Abudullah and 786,
The question I asked was simply this
When Muhammad first received "his" revelations, he encouraged people to go search the scriptures of the "People of the Book".. the Jews and Christians for things that they didn't understand, as theirs was the earlier revelation. He later said they had deliberately hid the meaning of the words in the revelation. In the Surah I quoted 5:58, he endorses the Torah as an authoritive word from God for the Jews.
His complaint is not that they changed the word of God, but they didn't believe or act upon it.
The charge of corruption came later, when the differences and contradicitons became more evident, yet the scriptures in circulation at the time Muhammad began receiving his revelations and the ones in circulation when he died were exactly the same.

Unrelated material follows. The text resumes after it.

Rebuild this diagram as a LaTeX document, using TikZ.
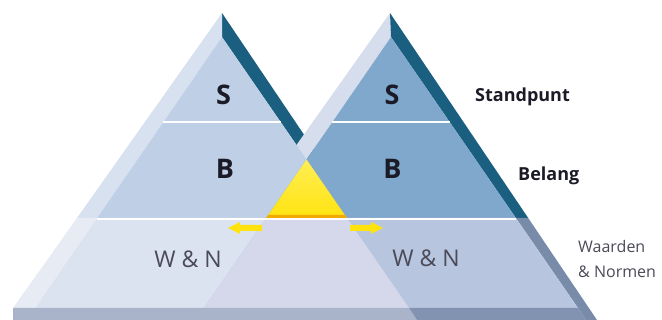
\documentclass[tikz,border=0pt]{standalone}
\usepackage{fontspec}
\setmainfont{Open Sans}
\usetikzlibrary{positioning}
\definecolor{facel}{HTML}{BFCFE6}
\definecolor{facer}{HTML}{80A8CC}
\definecolor{wnl}{HTML}{DCE3F0}
\definecolor{wnr}{HTML}{B7C5DF}
\definecolor{wnmid}{HTML}{D4D8EA}
\definecolor{bevl}{HTML}{D8E1EF}
\definecolor{bevlow}{HTML}{E7EBF4}
\definecolor{bevr}{HTML}{D6DEED}
\definecolor{ridge}{HTML}{1B5F80}
\definecolor{ridgelow}{HTML}{788CAA}
\definecolor{bandl}{HTML}{A9B4CA}
\definecolor{bandr}{HTML}{8193B0}
\definecolor{geel}{HTML}{FFE30F}
\definecolor{geeltop}{HTML}{FFEE55}
\definecolor{oranje}{HTML}{F2AA00}
\definecolor{inkdark}{HTML}{1B1B28}
\definecolor{inkgray}{HTML}{4A4A58}
\begin{document}
\begin{tikzpicture}[x=1pt, y=-1pt,
    lyr/.style={font=\bfseries\fontsize{27}{27}\selectfont, text=inkdark},
    wn/.style={font=\fontsize{23}{23}\selectfont, text=inkgray},
    side/.style={font=\bfseries\fontsize{18}{18}\selectfont, text=inkdark, anchor=base west, inner sep=0pt},
    sidethin/.style={font=\fontsize{16}{16}\selectfont, text=inkgray, anchor=base west, inner sep=0pt}]
  \useasboundingbox (0,0) rectangle (662,320);
  % outer edges (bevels and ridges)
  \fill[ridge] (222,13) -- (222,37) -- (334.5,200) -- (348,200) -- cycle;
  \fill[bevl] (222,13) -- (222,37) -- (97.1,218) -- (77,218) -- cycle;
  \fill[bevlow] (77,218) -- (97.1,218) -- (35,308) -- (13,308) -- cycle;
  \fill[bevr] (390,13) -- (391,37) -- (204,308) -- (181,308) -- cycle;
  \fill[ridge] (390,13) -- (391,37) -- (515.9,218) -- (528.2,218) -- cycle;
  \fill[ridgelow] (515.9,218) -- (528.2,218) -- (597,320) -- (586,320) -- (578,308) -- cycle;
  % left pyramid
  \fill[facel] (222,37) -- (163.4,122) -- (280.6,122) -- cycle;
  \fill[facel] (163.4,122) -- (97.1,218) -- (346.9,218) -- (280.6,122) -- cycle;
  \fill[wnl] (97.1,218) -- (35,308) -- (409,308) -- (346.9,218) -- cycle;
  % right pyramid
  \fill[facer] (391,37) -- (332.4,122) -- (449.7,122) -- cycle;
  \fill[facer] (332.4,122) -- (266.1,218) -- (515.9,218) -- (449.7,122) -- cycle;
  \fill[wnr] (266.1,218) -- (204,308) -- (578,308) -- (515.9,218) -- cycle;
  % overlap
  \fill[wnmid] (266.1,218) -- (204,308) -- (409,308) -- (346.9,218) -- cycle;
  \shade[top color=geeltop, bottom color=geel] (306.5,159.5) -- (266.1,218) -- (346.9,218) -- cycle;
  \fill[oranje] (268.4,215) -- (266.1,218) -- (346.9,218) -- (344.6,215) -- cycle;
  % base
  \fill[bandl] (13,308) -- (409,308) -- (417,320) -- (13,320) -- cycle;
  \fill[bandr] (409,308) -- (578,308) -- (586,320) -- (417,320) -- cycle;
  % separators
  \draw[white, line width=2pt] (163.4,122) -- (280.6,122) (332.4,122) -- (449.7,122);
  \draw[white, line width=2pt] (97.1,219) -- (515.9,219);
  % small arrows
  \fill[geel] (228,228) -- (240,222) -- (240,225) -- (262,225) -- (262,231) -- (240,231) -- (240,234) -- cycle;
  \fill[geel] (383,228) -- (371,222) -- (371,225) -- (350,225) -- (350,231) -- (371,231) -- (371,234) -- cycle;
  % labels
  \node[lyr] (sleft) at (223.5,95) {S};
  \node[lyr] (bleft) at (225,169) {B};
  \node[wn] (wnleft) at (188,259) {W \& N};
  \node[lyr] (sright) at (392,95) {S};
  \node[lyr] (bright) at (392.5,169) {B};
  \node[wn] (wnright) at (426,258) {W \& N};
  \node[side] (standpunt) at (475,102) {Standpunt};
  \node[side] (belang) at (518,181) {Belang};
  \node[sidethin] (waarden) at (578,253) {Waarden};
  \node[sidethin, below=25pt of waarden.base west, anchor=base west] (normen) {\& Normen};
\end{tikzpicture}
\end{document}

My question to you is why the change of opinion? In a mere 30 years, Muhammad changed his opinions on the state of the Torah and Injil. Was it because they were supposedly corrupted (and all the evidence shows they wern't) or was it because they began to show that his revelations were false? The contradictions between his revelation and the word of God for the Jews and Christians were becoming so noticiable, that how could they all come from the same God? Muhammad's response, and the response of the early caliphs and his companions, were to charge the Jews and Christians, the very ones Muhammed had earlier told his followers to go and seek out for the truth, with corruptiing God's word.
Do you realise how much change would have been necessary for corruptions to have occured in that 30 year period of muhammad's life? The manuscripts prove it wasn't changed or corrupted.. yet it was easier for that charge to be brought against the "people of the book" than to explain the obvious inconsistencies and contradictions between the same stories in both the Qur'an and the Bible.